Forums

Selenium downloaded files go into temp folder with .part extension

Hello, I'm new to the site - awesome service!

I'm using Selenium to download CSV files via an online search tool. For whatever reason, when I download the files, the csv files are all saved as ".csv.part".

I know that I'm supposed to set the preferences of my firefox webdriver - but how do I do that within pythonanywhere? How can I avoid files being saved with the .part extension? Code samples would be appreciated.

Bonus question: how can I change the download directory for the browser? I'd prefer to avoid working in the /temp folder...

Thanks,

The .part files are an indication that the download did not complete. There may be a timeout or something that else that is preventing them from finishing.

Have a look at this for setting the download directory.

I'm having the same problem :(

How did you fix that?

I'm already defined the download folder:

options = Options()
profile = {'download.default_directory' : download_dir}
options.add_experimental_option('prefs', profile)

options.add_argument('--disable-gpu')
options.add_argument('--headless')
options.add_argument('--no-sandbox')
options.add_argument('--disable-dev-shm-usage')
driver = webdriver.Chrome(options=options)

When i'm using firefox selenium, the downloaded files are all saved as ".xlsx.part". Now, with chrome selenium, the files don't appear, even in the /tmp/ folder.

Does it raise an error?

No. The files only don't appear. I've tried with firefox selenium and chrome and nothing appeared.

What have you set download_dir to?

Yes... The same code worked fine in another cloud ide. How I fix it?

Yes... The same code worked fine in another cloud ide. How I fix it?

What is the value of the variable download_dir? Does the directory in question definitely exist?

It might also be worth taking a screenshot of the browser just after you've performed the action that should download the file in order to see if there's some kind of error page:

driver.get_screenshot_as_file("screenshot.jpg")

I managed to enable the download via headless chrome with the following code:

driver.command_executor._commands["send_command"] = ("POST", '/session/$sessionId/chromium/send_command')
params = {'cmd': 'Page.setDownloadBehavior', 'params': {'behavior': 'allow', 'downloadPath': download_dir}}
command_result = driver.execute("send_command", params)

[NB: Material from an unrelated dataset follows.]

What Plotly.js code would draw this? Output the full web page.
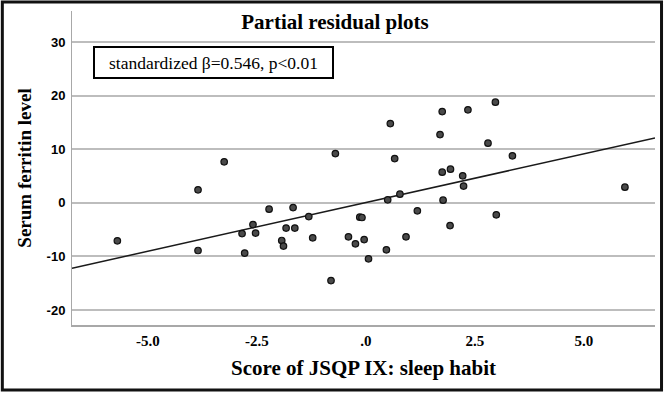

But I was unable to download pdf files, even though I used this as preferences when running chrome:

options = Options()
profile = {"plugins.plugins_list": [{"enabled": False, "name": "Chrome PDF Viewer"}],  # Disable Chrome's PDF Viewer
           "profile.default_content_settings.popups": 0, # Disable download file dialog
           "download.default_directory": download_dir,
           "download.prompt_for_download": False,  # To auto download the file
           "download.extensions_to_open": "applications/pdf",
           "download.directory_upgrade": True,
           "plugins.always_open_pdf_externally": True,  # It will not show PDF directly in chrome
           "safebrowsing.enabled": False,
           "safebrowsing.disable_download_protection": True
           }
options.add_experimental_option('prefs', profile)

So my problem now is to download pdf files :(

Does it happen only for pdfs?

Yeah. Maybe the problem is with the website I'm accessing, which is causing some restriction due to the use of headless chrome. But how do i find this out? :(

I'm switching the driver to the new tab that opens when I click to download, and if I try to take a screenshot or get the current URL of the new tab, I get a timeout error. So I think that new tab, that should automatically start the download, is crashing for some reason I don't know.

Could it be running out of memory? If a process hits 3GiB it will run out and exit. But if that were happening, you'd receive an email telling you; I've checked and your account is set up to receive those messages. Have you seen anything like that in your inbox?

I didn't receive any message saying anything like that :(

What can I do now?

If you're getting a timeout, that suggests that either the tab is doing its job and downloading the file so you can't access it or that it has crashed. I don't really have any idea how you might go about finding that out. If the service that you're trying to use has protections that prevent downloads from automated tools there is, unfortunately, not much you can do about that.

The service has no protections that prevent downloads of automated tools. Exactly the same code I am using here is working perfectly on another Cloud IDE and on my personal computer as well. Perhaps it is some permission on your platform that is preventing my program from downloading the pdf file from the website that I need. The file was to be downloaded, but the download does not happen.

The only thing I can think of then is that perhaps you do not have write permissions to the directory that you're trying to download into or that, perhaps, the directory does not exist.

I tried everything, but your service did not serve me as I expected. Unfortunately I am going to switch to a competitor that meets my needs.

I have just downgraded my account. It would be nice if you could refund the money. Thanks!

Sure, no problem -- that's done now.